For gradient-boosted trees specifically (XGBoost, LightGBM), the optimization is different — trees are added sequentially to fit the residuals of the previous ensemble, and the learning rate controls how aggressively each tree's contribution is incorporated.

Regularization as a Prior Belief

Regularization adds a penalty term to the loss function that discourages complexity. The interpretation: you are expressing a prior belief that simpler models are more likely to be correct, and the data must provide enough evidence to justify complexity.

L2 regularization (Ridge): adds the sum of squared weights to the loss. All weights are penalized and shrink toward zero, but rarely reach exactly zero. This handles multicollinearity well and produces stable, small-magnitude coefficients.

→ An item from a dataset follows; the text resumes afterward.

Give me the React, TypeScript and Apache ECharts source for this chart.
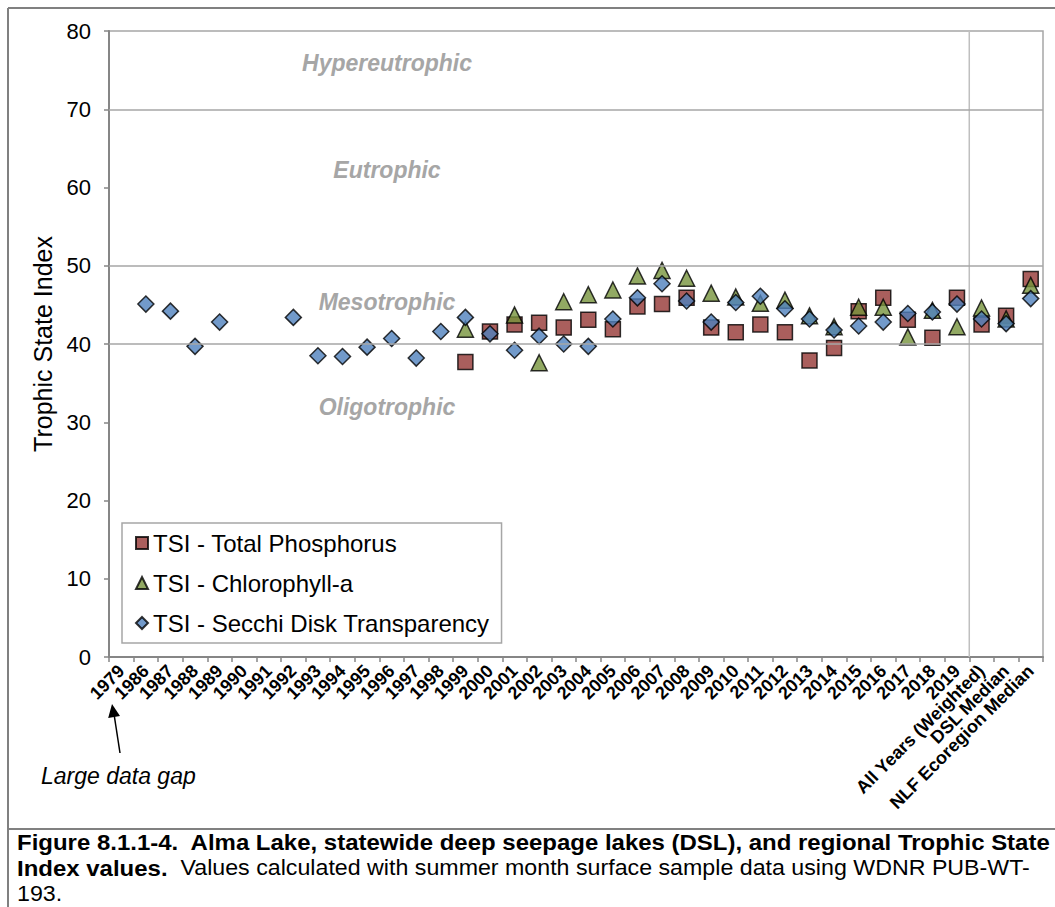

L1 regularization (Lasso): adds the sum of absolute weights. Some weights are driven to exactly zero, performing automatic feature selection. Useful when you suspect many features are irrelevant and you want the model to identify them.

Elastic Net: combines L1 and L2. Useful when you want some sparsity (L1) but also stability in the presence of correlated features (L2).

Dropout: during each training step, randomly set a fraction of neurons to zero. Forces the network to learn redundant representations that generalize better. Effective regularization for neural networks.

Early stopping: monitor validation loss during training. Stop when validation loss stops improving, even if training loss continues decreasing. The gap between the two is a direct signal of overfitting.

Regularization strength is a hyperparameter. Too little: overfitting. Too much: underfitting. The optimal value is found on the validation set, not the test set.

Training is an optimization process, but the objective is always a proxy. Understanding the gap between the loss function you optimize and the outcome you care about is what separates models that look good in notebooks from models that deliver results in production.